The Wordsworth Trust’s collection contains over 90% of Wordsworth’s verse manuscripts, and the largest collection of working papers, letters and other manuscript material relating to Wordsworth and his family anywhere in the world. It includes each of the 23 surviving manuscript versions of The Prelude, and all of the surviving notebooks in which Dorothy Wordsworth recorded their life at Dove Cottage, now published as the Grasmere Journal.

The collection also includes Lake District drawings and other works by artists including David Cox, Joseph Farington, Joseph Wright of Derby, Thomas Girtin, Francis Towne, James Gillray and J.M.W. Turner.

The Wordsworth Trust began assembling a collection of manuscripts, books and other items for visiting students almost as soon as it was founded, but its collection significantly increased in size in 1935 when it received the Wordsworth family papers by bequest from Gordon Graham Wordsworth, Wordsworth’s last surviving grandson. In the same year it converted a neighbouring barn into a museum, so that some of this material could be displayed. The museum was officially opened by John Masefield. In 1981 this was replaced by the current Wordsworth Museum, which is in a converted coachhouse immediately to the north of Dove Cottage. The former barn now houses the Wordsworth Trust's administration.

In 2005 the collection was re-housed in the Jerwood Centre at the Wordsworth Trust, a purpose-built repository with research facilities adjacent to the Wordsworth Museum.
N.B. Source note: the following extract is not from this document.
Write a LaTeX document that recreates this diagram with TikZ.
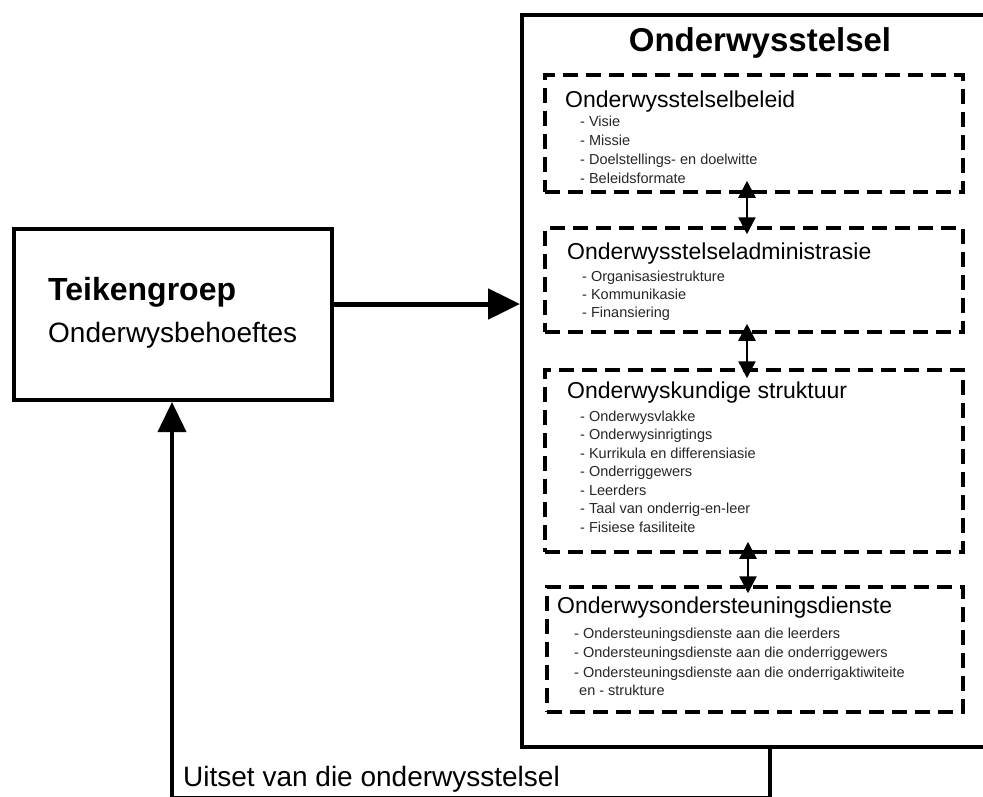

The Jerwood Centre was funded by the Heritage Lottery Fund, the North West Regional Development Agency, the Jerwood Foundation and the European Regional Development Fund, and it was officially opened by Seamus Heaney on 2 June 2005.

Activities

The Wordsworth Trust's activities include staging exhibitions in the Wordsworth Museum, providing workshops and courses for schools and colleges, providing activities in local communities, and presenting a programme of talks, poetry readings and other events.

The Wordsworth Trust also provides paid traineeships and internships, which provides experience of working in a museum / heritage environment and opportunities to gain some of the skills needed for a career in that field.

In February 2016, the Heritage Lottery Fund announced that it had earmarked funding for a sensitive expansion at the Wordsworth Trust, so that more of its collection could be displayed.